While almost all PE firms in China will seek to recoup their initial investment through the IPO process, in the U.S. 48 percent of PE firms exit through M&A activity and another 46 percent through secondary market transactions.

Peter Fuhrman (傅成), an American who used to run a PE fund in California, came to China five years ago and founded China First Capital. After dealing with Chinese funds for years he realized how different the Chinese market is.

"IPO is the only game the Chinese investors know how to play, that is invest in a company and then try to get it to list as soon as possible. After the IPO pipeline was closed, they were afraid to invest any more. In any other country in the world, you cannot find such a connection between private equity investment and listing on the stock exchange."

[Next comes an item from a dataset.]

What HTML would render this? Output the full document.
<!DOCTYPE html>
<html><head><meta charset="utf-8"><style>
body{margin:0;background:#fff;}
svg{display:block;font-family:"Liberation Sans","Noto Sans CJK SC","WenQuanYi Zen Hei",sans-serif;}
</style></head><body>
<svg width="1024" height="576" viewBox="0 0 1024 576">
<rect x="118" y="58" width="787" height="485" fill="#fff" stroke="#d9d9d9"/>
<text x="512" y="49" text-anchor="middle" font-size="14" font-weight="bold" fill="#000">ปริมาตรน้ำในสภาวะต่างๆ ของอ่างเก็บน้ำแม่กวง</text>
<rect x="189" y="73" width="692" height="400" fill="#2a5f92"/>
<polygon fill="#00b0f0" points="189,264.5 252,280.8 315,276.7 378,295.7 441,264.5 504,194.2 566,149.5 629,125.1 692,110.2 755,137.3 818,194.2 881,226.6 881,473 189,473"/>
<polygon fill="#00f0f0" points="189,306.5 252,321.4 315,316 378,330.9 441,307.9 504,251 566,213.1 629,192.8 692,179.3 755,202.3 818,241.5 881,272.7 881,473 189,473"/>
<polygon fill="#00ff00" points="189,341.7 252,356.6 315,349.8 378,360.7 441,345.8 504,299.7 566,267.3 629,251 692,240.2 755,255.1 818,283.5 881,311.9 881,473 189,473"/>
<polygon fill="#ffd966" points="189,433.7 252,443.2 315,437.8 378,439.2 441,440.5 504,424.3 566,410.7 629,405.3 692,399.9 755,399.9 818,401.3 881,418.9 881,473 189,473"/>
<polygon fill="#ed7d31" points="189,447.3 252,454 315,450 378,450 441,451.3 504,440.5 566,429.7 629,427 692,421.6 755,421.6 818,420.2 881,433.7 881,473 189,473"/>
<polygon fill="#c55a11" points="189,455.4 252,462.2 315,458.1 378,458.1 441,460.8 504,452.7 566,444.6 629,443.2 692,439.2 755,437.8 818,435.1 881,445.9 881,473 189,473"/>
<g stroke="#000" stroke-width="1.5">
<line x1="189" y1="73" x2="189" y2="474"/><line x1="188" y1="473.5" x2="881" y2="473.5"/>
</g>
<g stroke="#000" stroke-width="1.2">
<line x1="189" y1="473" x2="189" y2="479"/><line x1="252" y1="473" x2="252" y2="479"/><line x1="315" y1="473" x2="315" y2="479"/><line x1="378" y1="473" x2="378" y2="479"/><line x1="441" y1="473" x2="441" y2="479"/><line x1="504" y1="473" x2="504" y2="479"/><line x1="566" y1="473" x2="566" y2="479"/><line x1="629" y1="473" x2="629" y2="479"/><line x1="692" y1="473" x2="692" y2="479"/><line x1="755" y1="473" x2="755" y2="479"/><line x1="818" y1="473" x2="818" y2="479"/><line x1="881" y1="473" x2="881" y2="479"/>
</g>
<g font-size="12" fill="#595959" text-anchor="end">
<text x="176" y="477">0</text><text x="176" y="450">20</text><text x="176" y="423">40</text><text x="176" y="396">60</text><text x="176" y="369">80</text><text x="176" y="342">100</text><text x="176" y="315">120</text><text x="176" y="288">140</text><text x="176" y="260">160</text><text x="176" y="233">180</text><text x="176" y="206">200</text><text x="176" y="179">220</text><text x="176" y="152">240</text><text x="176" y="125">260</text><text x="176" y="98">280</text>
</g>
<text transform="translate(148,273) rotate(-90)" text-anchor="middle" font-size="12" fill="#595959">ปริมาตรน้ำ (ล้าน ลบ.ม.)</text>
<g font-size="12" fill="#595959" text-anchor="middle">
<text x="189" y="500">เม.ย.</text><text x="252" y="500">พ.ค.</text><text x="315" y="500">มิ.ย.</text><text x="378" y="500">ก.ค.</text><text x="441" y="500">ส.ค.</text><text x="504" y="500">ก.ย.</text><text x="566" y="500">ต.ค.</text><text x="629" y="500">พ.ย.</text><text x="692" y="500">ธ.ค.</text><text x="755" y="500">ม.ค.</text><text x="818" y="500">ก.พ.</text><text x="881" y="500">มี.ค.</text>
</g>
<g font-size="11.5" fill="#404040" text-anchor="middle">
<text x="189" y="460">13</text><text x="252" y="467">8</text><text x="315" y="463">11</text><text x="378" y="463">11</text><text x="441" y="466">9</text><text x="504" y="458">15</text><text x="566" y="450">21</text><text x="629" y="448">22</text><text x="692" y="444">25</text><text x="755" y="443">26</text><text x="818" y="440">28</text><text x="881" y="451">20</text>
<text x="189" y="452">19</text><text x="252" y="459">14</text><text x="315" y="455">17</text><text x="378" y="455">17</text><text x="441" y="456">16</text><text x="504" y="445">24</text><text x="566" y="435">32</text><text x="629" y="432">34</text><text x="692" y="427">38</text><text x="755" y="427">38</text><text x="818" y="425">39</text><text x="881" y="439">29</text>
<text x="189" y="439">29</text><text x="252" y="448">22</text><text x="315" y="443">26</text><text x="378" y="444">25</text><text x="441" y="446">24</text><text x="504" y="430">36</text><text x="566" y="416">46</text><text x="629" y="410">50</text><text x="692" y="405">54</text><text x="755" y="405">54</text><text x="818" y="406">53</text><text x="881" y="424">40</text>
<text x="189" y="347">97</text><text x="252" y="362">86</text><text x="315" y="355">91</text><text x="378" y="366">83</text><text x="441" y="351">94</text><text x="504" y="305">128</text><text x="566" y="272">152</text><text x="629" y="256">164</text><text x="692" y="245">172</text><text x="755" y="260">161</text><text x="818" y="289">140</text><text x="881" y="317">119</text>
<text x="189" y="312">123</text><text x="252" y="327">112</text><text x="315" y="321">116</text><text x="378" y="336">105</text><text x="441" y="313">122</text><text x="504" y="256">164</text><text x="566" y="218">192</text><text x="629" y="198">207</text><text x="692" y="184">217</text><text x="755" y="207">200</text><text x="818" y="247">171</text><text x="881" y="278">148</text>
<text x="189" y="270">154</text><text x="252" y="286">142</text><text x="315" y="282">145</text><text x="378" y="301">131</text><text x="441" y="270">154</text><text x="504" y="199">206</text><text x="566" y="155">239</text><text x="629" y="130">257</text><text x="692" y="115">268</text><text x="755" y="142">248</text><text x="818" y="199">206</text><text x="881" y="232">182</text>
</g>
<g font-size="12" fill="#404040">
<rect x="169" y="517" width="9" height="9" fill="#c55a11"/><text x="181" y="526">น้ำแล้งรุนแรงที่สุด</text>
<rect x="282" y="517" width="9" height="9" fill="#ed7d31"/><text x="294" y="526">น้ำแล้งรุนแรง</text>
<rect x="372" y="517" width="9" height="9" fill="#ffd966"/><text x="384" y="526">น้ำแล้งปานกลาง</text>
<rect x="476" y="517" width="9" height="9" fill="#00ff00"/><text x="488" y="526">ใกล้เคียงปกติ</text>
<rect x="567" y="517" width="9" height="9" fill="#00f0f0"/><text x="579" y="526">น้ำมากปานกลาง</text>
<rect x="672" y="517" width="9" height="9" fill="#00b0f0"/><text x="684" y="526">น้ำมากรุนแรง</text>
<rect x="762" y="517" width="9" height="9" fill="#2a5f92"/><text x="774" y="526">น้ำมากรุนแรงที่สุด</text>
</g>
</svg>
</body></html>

He used a famous PE firm as an example. "When they make investment decisions they don't care about what industry a company is involved in or what products it makes or its size, the only thing they care about is whether the company can get listed. For this purpose, they've even set up their own mock China Securities Regulatory Commission (山寨证监会) to determine whether a company will be able to get through the real regulator's company investigation process. Only if a company can make it past their own mock CSRC will they invest."

Fuhrman also finds it interesting how "all the PE firms tell the companies that they've invested in how they have such a strong relationship with the CSRC, as if they can somehow control the CSRC's process of approving a listing. Now the companies are discovering that they [the PE firms] are all lying."